Jamaican Queens, who played and sang their hearts out to an audience of scarcely half a dozen at TT’s on April 1st, are clearly well-accustomed to treating every moment as if it could be their last. Wormfood is bursting with sounds—hazy analog synths, folky acoustic guitar, skittering Southern hip-hop beats on top of live drums, Dirty Projectors-style harmonies, glitchy sound effects, a bassline borrowed from Portishead’s “Wandering Star,” a spot of theremin, and on and on—as if life were too short and uncertain to justify ever saying no to anything. It might sound cluttered on paper, but thanks to impressively clean production, even the densest parts are still crystal clear. The consistently rock-solid hooks certainly help, as does Spencer’s powerful voice, which is equally adept at loungey baritone and Avey Tare-ish yelps.

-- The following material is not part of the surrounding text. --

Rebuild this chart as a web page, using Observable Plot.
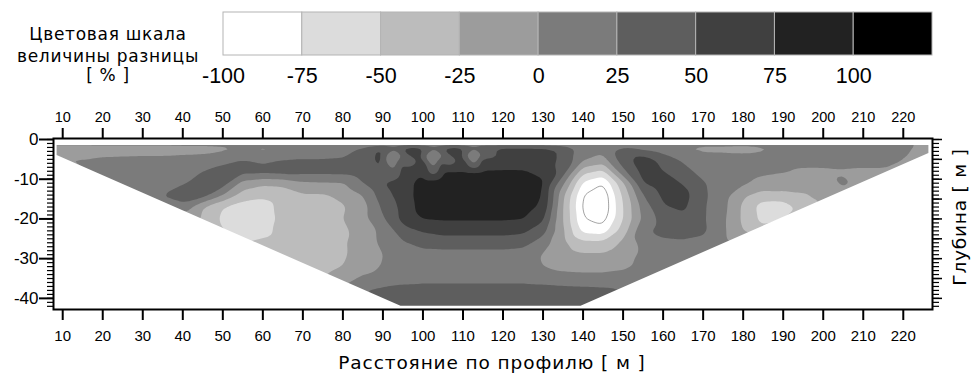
<!DOCTYPE html>
<html><head><meta charset="utf-8">
<script src="https://cdn.jsdelivr.net/npm/d3@7"></script>
<script src="https://cdn.jsdelivr.net/npm/@observablehq/plot@0.6"></script>
<style>
body{margin:0;background:#fff;}
#wrap{position:relative;width:971px;height:376px;overflow:hidden;}
#wrap svg{display:block;}
#overlay{position:absolute;left:0;top:0;pointer-events:none;}
</style></head><body><div id="wrap"></div>
<script>
// ---- colour classes (difference, %) ----
const legendLevels = [-100, -75, -50, -25, 0, 25, 50, 75, 100];
const classBounds = [-75, -50, -25, 0, 25, 50, 75, 100];
const shades = ["#ffffff", "#dcdcdc", "#bcbcbc", "#9c9c9c", "#7b7b7b", "#5e5e5e", "#404040", "#222222", "#000000"];

// ---- axis ticks ----
const xTicks = [10, 20, 30, 40, 50, 60, 70, 80, 90, 100, 110, 120, 130, 140, 150, 160, 170, 180, 190, 200, 210, 220];
const yTicks = [0, -10, -20, -30, -40];

// ---- section outline (distance m, depth m) ----
const outlineX = [7.7, 8.6, 8.6, 94.5, 139.5, 226.4, 226.4, 227.3];
const outlineY = [0.25, 0.25, -4, -42, -42, -3.5, 0.25, 0.25];
const topEdge = -1.5;

// ---- difference values read from the section: columns (m) x rows (depth m) ----
const xCols = [10,15,20,25,30,35,40,45,50,55,60,65,70,75,80,85,90,95,100,105,110,115,120,125,130,135,140,145,150,155,160,165,170,175,180,185,190,195,200,205,210,215,220,225];
const depths = [-2, -5, -8, -11, -14, -17, -20, -23, -26, -29, -32, -35, -38, -41];
const _ = null;
const r02 = [-12,-12,-12,-12,-12,-12,-10,-10,-8,-8, -8,-8,-8,-5,0,30,55,62,60,60, 60,60,62,62,60,45,15,10,30,15, 5,-5,-8,-8,-10,-5,8,10,10,10, 10,8,5,-8];
const r05 = [-2,0,3,4,5,5,6,8,15,25, 18,25,28,28,30,40,58,62,62,62, 62,62,65,65,62,45,5,-8,40,62, 42,20,12,10,10,10,12,12,12,12, 12,12,5,_];
const r08 = [_,8,10,12,12,12,15,25,35,35, 35,38,35,35,35,40,50,62,72,76, 76,76,76,76,70,40,-40,-55,20,58, 50,35,15,12,10,5,2,-5,-5,-3, -5,-5,_,_];
const r11 = [_,_,_,12,12,18,22,35,38,-10, -20,-18,-5,-3,-2,25,50,65,85,90, 90,90,90,88,78,5,-80,-100,-30,50, 65,48,28,12,5,-8,-12,-12,-12,5, -8,_,_,_];
const r14 = [_,_,_,_,12,25,40,38,0,-35, -45,-40,-28,-28,-18,0,40,62,88,90, 90,90,90,88,75,-20,-100,-118,-45,25, 55,60,30,10,-20,-35,-32,-28,-15,-10, _,_,_,_];
const r17 = [_,_,_,_,_,25,15,-25,-50,-62, -60,-42,-40,-38,-28,-10,30,58,86,88, 88,88,88,86,70,-25,-105,-120,-50,10, 48,55,28,8,-30,-62,-65,-40,_,_, _,_,_,_];
const r20 = [_,_,_,_,_,_,_,-30,-55,-68, -65,-42,-42,-40,-25,-8,22,58,76,78, 78,78,78,76,55,-25,-98,-110,-50,5, 35,42,28,5,-30,-58,-55,_,_,_, _,_,_,_];
const r23 = [_,_,_,_,_,_,_,_,-50,-62, -58,-42,-40,-40,-32,-10,5,40,52,58, 58,58,58,55,35,-20,-82,-88,-38,20, 35,38,30,5,-25,-40,_,_,_,_, _,_,_,_];
const r26 = [_,_,_,_,_,_,_,_,_,-50, -45,-40,-40,-38,-28,-12,5,22,35,38, 38,38,38,35,12,-18,-42,-42,-20,8, 18,20,18,5,0,_,_,_,_,_, _,_,_,_];
const r29 = [_,_,_,_,_,_,_,_,_,_, _,-40,-38,-35,-28,-15,0,12,15,15, 15,15,15,12,-2,-15,-22,-22,-10,5, 12,12,12,_,_,_,_,_,_,_, _,_,_,_];
const r32 = [_,_,_,_,_,_,_,_,_,_, _,_,-35,-33,-25,-12,2,10,12,12, 12,12,12,10,0,-8,-10,-10,-5,5, 10,12,_,_,_,_,_,_,_,_, _,_,_,_];
const r35 = [_,_,_,_,_,_,_,_,_,_, _,_,_,-25,-12,5,12,15,18,18, 18,18,18,18,15,12,10,10,12,15, 15,_,_,_,_,_,_,_,_,_, _,_,_,_];
const r38 = [_,_,_,_,_,_,_,_,_,_, _,_,_,_,_,25,30,35,35,35, 35,35,35,35,35,33,32,30,25,_, _,_,_,_,_,_,_,_,_,_, _,_,_,_];
const r41 = [_,_,_,_,_,_,_,_,_,_, _,_,_,_,_,_,35,40,40,40, 40,40,40,40,40,40,38,35,_,_, _,_,_,_,_,_,_,_,_,_, _,_,_,_];
const rows = [r02, r05, r08, r11, r14, r17, r20, r23, r26, r29, r32, r35, r38, r41];

// small features under the top: three light lenses (centre + rim), two dark spots, white-anomaly core
const extraX = [92.8, 90.4, 95.2, 92.8, 92.8,  102.8, 100.3, 105.3, 102.8, 102.8,  113, 110.7, 115.3, 113, 113,  97.6, 107.8, 144];
const extraY = [-4.8, -4.8, -4.8, -2.6, -7.2,  -4.6, -4.6, -4.6, -2.4, -7.0,  -4.2, -4.2, -4.2, -2.2, -6.4,  -2.6, -2.6, -16];
const extraV = [-10, 20, 20, 20, 20,  -10, 20, 20, 20, 20,  -5, 20, 20, 20, 20,  85, 85, -125];

const points = [];
rows.forEach((row, j) => row.forEach((v, i) => { if (v != null) points.push({x: xCols[i], y: depths[j], v}); }));
extraX.forEach((x, i) => points.push({x, y: extraY[i], v: extraV[i]}));

const maskPts = outlineX.map((x, i) => ({x, y: outlineY[i]}));
const topPts = [{x: outlineX[0], y1: topEdge, y2: outlineY[0]}, {x: outlineX[outlineX.length - 1], y1: topEdge, y2: outlineY[0]}];

const colorScale = {type: "threshold", domain: classBounds, range: shades};
const tickFont = "Liberation Sans, Arial, sans-serif";

const legend = Plot.plot({
  width: 971, height: 100, marginLeft: 223, marginRight: 39, marginTop: 12, marginBottom: 45,
  x: {domain: [-100, 125], label: null},
  color: colorScale,
  style: {fontFamily: tickFont, background: "transparent", color: "black"},
  marks: [
    Plot.rectX(legendLevels, {x1: d => d, x2: d => d + 25, fill: d => d + 12.5, stroke: "#b4b4b4", strokeWidth: 1}),
    Plot.axisX({anchor: "bottom", ticks: legendLevels, tickSize: 0, tickPadding: 12, fontSize: 21.5, tickFormat: d => String(d)})
  ]
});

const main = Plot.plot({
  width: 971, height: 276, marginTop: 38, marginBottom: 67, marginLeft: 53, marginRight: 39,
  x: {domain: [7.7, 227.3], label: null},
  y: {domain: [-42.8, 0.25], label: null},
  color: colorScale,
  style: {fontFamily: tickFont, background: "transparent", color: "black"},
  marks: [
    Plot.contour(points, {x: "x", y: "y", fill: "v", thresholds: legendLevels, interpolate: "barycentric", blur: 1, stroke: "none"}),
    Plot.contour(points, {x: "x", y: "y", value: d => -d.v, thresholds: [100], interpolate: "barycentric", blur: 1, fill: "none", stroke: "#8c8c8c", strokeWidth: 0.8}),
    Plot.areaY(maskPts, {x: "x", y1: -42.8, y2: "y", fill: "white"}),
    Plot.areaY(topPts, {x: "x", y1: "y1", y2: "y2", fill: "white"}),
    Plot.frame({stroke: "black", strokeWidth: 2}),
    Plot.axisX({anchor: "bottom", ticks: xTicks, tickSize: 11, tickPadding: 10, fontSize: 15, strokeWidth: 2, tickFormat: d => String(d)}),
    Plot.axisX({anchor: "top", ticks: xTicks, tickSize: 11, tickPadding: 6, fontSize: 14.5, strokeWidth: 2, tickFormat: d => String(d)}),
    Plot.axisY({anchor: "left", ticks: yTicks, tickSize: 14, tickPadding: 1, fontSize: 17, strokeWidth: 2, tickFormat: d => String(d)}),
    Plot.axisY({anchor: "left", ticks: d3.range(0, -43, -1), tickSize: 6, strokeWidth: 1.2, tickFormat: () => ""}),
    Plot.axisY({anchor: "right", ticks: d3.range(0, -43, -1), tickSize: 6, strokeWidth: 1.2, tickFormat: () => ""}),
    Plot.axisY({anchor: "right", ticks: d3.range(0, -43, -5), tickSize: 9, strokeWidth: 1.5, tickFormat: () => ""})
  ]
});

const wrap = document.getElementById("wrap");
wrap.appendChild(legend);
wrap.appendChild(main);

const ns = "http://www.w3.org/2000/svg";
const ov = document.createElementNS(ns, "svg");
ov.setAttribute("id", "overlay");
ov.setAttribute("width", 971); ov.setAttribute("height", 376);
ov.setAttribute("font-family", "DejaVu Sans, sans-serif");
function addText(str, x, y, size, spacing, extra) {
  const t = document.createElementNS(ns, "text");
  t.textContent = str;
  t.setAttribute("x", x); t.setAttribute("y", y);
  t.setAttribute("font-size", size);
  t.setAttribute("letter-spacing", spacing);
  t.setAttribute("text-anchor", "middle");
  t.setAttribute("fill", "black");
  if (extra) t.setAttribute("transform", extra);
  ov.appendChild(t);
}
addText("Цветовая шкала", 108, 40, 17, 0.7);
addText("величины разницы", 108, 61.5, 17, 0.7);
addText("[ % ]", 108, 81, 17, 0.7);
addText("Расстояние по профилю [ м ]", 492, 369, 18.5, 0.9);
addText("Глубина [ м ]", 0, 0, 18.5, 0.8, "translate(966,217) rotate(-90)");
wrap.appendChild(ov);
</script></body></html>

The latter comparison—with the placid Panda Bear’s maniacally yawping counterpart in Animal Collective—is especially illuminating. The emotional rawness of Wormfood brings to mind the more intense moments of Animal Collective’s Strawberry Jam, songs like “For Reverend Green” and “Fireworks” that see Avey shrieking tearfully about the tragic brevity of life. But here’s the difference: even at his most heart-on-sleeve, Avey still sounds, at the end of the day, like a college sophomore waxing poetic between bong hits. Ryan Spencer’s existential ruminations, in contrast, sound like the thoughts popping into his head as he tears down a dark alley, struggling to come up with some fitting last words as a knife-wielding assailant closes in.

But the show! You’re supposed to be writing about the show! You always do this, man.

Okay, the show. It was good, quite good. It was especially fun to watch the band furiously multi task to recreate their crowded sound onstage: at one point the bassist was even tapping out his baselines on the fretboard with his left hand while hitting a drum pad with his right. It sounded a little muddy at times, but overall it was right and it worked.

A show without a crowd, though, is only half a show, and as I was walking out, the main thought in my mind was “wow, there was NO ONE there.” At the time it just seemed sort of depressing, but now, after listening to Wornfood enough to recognize it as easily one of the best, most desperately urgent albums of the year, I find a certain pathos in the total lack of crowd, the same pathos I find in the fact that Jamaican Queens self-released their album when any A&R man with ears and a heart would have signed them: these are guys who don’t want to waste a moment. You don’t wait around to find a label or book a well-publicized tour when any day could be your last–which, in Detroit, it could be. When death is at the door, nothing makes sense except to pull the trigger and go for it, and if six people show up to your show then fuck it, at least you tried.

The emotional tenor of Jamaican Queens’ music, both onstage and on record, is a tense and dizzying mixture of cheerfulness and desperation. Sometimes it sounds like the sort of ecstatic, overwhelming happiness that you get when you’ve eaten too many drugs, the happiness that seems always teetering on the edge of terror. Sometimes it’s the opposite: the ray of gratitude that might emerge from the terror when you are certain that you are literally about to die. But either way, joy and terror are always inseparable, and death is always a fact of life whose inexorability gives strange comfort. The lyrics to Wormfood‘s title track—

every time/you’re feeling lonely

every time/you’re feeling blue

every time/you feel down hearted

just remember/we’re all wormfood

—might seem, on paper, like depressive nihilism or, worse, just a snarky sick joke, and legions of hipsters will surely write it off as the latter when they discover this album. But that’s not right—it sounds too sincere and heartfelt to be either of those. The more I listen to it, the more convinced I am that these guys really, honest-to-God find spiritual comfort in the fact of their own, and everyone else’s, mortality. Few indie artists today confront such issues with anything like the courage and urgency of Jamaican Queens.